Why Retail PPA Cohorts Make Sense for Australia’s Mid‑Market Energy Buyers
Retail Power Purchase Agreements, Reimagined
For many Australian corporates, renewable electricity procurement has long felt binary: either you are large enough to execute a standalone Power Purchase Agreement (PPA), or you settle for short-term retail contracts and certificates. That assumption is now outdated.
Across the National Electricity Market (NEM), grouped or cohort-based retail PPAs are emerging as a powerful and highly practical pathway for mid-sized electricity buyers to secure long-term renewable energy outcomes that were previously out of reach.
Why a Retail PPA Cohort Works in Australia
A retail PPA is a long-term, bundled electricity and Large-scale Generation Certificate (LGC) contract, underpinned by a specific renewable energy asset and delivered via a retailer. Compared with virtual PPAs, retail PPAs offer price certainty, simplified execution, and minimal operational complexity.
Individually, many organisations with 1–20 GWh of annual load struggle to justify the transaction costs or risk profile of a PPA. Collectively, those same buyers become highly bankable. By consolidating demand into a single procurement process, a cohort creates sufficient scale to attract competitive retailer pricing and credible renewable projects, while sharing advisory, legal, and transaction costs across participants.
Key Benefits of a Cohort Retail PPA
For participants, a cohort retail PPA unlocks several advantages:
- Access to long-term renewable pricing that is increasingly cost-competitive with business-as-usual retail contracting.
- A hedge against future market volatility, at a time when the energy transition is reshaping price dynamics across the NEM.
- A clear step beyond certificates, enabling a tangible, multi-year commitment to specific renewable assets.
Why Now?
Timing matters.
Retail PPA pricing in Australia has softened, driven by increased renewable supply, competitive retailer positioning, and improving project contractability. At the same time, LGC prices remain low, reducing the incremental cost of moving to 100% renewable electricity.
Corporates are also facing increasing scrutiny on the credibility of Scope 2 claims, with proposed updates to the GHG Protocol expected later this decade. Long-term renewable contracts established today offer far greater resilience than short-term solutions reliant on certificates alone. And at the same time, this cohort PPA model also enables companies to work with suppliers to accelerate value-chain (Scope 3) emissions reductions.
Global Learnings, Applied Locally
Schneider Electric has successfully coordinated multi-buyer VPPA cohorts in both Europe and the US, aggregating demand from dozens of companies to unlock scale, better pricing, and reduced risk.
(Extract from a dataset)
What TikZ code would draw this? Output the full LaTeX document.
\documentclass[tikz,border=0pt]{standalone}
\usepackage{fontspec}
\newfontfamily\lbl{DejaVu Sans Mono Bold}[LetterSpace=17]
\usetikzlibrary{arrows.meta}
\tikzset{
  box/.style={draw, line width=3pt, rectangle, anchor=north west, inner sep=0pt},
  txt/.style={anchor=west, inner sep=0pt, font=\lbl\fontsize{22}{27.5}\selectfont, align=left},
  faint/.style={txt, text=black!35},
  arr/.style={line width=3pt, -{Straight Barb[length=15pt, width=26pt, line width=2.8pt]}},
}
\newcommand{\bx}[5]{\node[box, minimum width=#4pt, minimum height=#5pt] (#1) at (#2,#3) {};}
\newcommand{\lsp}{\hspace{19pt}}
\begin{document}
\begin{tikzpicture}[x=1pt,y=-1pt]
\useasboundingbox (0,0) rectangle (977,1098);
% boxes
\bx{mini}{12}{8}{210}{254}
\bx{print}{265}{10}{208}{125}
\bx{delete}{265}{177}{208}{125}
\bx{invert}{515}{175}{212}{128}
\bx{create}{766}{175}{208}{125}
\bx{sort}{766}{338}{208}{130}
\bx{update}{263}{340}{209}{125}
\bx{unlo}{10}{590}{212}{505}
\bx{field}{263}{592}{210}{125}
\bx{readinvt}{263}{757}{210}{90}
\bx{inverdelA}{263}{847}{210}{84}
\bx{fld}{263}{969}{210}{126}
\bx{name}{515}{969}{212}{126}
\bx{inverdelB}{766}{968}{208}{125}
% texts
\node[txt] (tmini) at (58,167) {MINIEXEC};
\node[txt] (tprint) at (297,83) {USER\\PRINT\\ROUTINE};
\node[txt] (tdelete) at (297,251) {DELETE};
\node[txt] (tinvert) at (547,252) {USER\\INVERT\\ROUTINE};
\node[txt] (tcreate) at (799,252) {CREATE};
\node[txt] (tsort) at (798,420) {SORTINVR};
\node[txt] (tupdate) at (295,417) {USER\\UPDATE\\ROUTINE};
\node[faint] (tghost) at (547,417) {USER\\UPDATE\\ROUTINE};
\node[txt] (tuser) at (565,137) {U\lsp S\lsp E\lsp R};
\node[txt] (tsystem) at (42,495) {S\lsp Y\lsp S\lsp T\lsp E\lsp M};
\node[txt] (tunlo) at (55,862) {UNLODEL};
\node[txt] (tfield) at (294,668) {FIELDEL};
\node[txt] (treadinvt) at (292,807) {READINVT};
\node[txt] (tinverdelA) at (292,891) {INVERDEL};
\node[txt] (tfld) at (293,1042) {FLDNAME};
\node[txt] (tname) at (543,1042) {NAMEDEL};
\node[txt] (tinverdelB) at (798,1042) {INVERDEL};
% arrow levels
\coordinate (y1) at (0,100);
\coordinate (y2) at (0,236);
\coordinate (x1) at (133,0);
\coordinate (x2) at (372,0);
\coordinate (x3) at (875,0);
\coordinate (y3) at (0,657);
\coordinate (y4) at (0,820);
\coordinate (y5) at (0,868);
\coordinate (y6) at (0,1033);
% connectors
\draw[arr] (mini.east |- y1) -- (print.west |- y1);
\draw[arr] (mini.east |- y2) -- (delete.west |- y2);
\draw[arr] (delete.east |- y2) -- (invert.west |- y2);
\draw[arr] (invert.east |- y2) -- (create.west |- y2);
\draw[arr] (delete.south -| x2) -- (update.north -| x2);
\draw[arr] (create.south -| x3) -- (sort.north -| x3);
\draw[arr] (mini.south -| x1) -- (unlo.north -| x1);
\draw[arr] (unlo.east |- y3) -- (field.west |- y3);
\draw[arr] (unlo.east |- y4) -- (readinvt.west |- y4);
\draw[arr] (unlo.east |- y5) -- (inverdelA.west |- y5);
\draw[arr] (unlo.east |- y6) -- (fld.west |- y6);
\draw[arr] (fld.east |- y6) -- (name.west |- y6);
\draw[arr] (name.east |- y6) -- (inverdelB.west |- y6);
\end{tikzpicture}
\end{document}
These cohorts have proven that acting together accelerates procurement and lowers barriers for smaller buyers.
However, cohort procurement only succeeds with disciplined governance, robust market engagement, and experienced advisory support. From cohort formation and retailer engagement through to contract negotiation and execution, Schneider Electric brings global PPA expertise with local market execution, ensuring participants move forward confidently, together.
The Takeaway for Australia’s Mid-Market Buyers
For Australia’s mid-market C&I buyers, the message is clear:
Joining a retail PPA cohort coordinated by Schneider Electric provides a credible, scalable pathway to long-term renewable electricity—without the complexity of going it alone.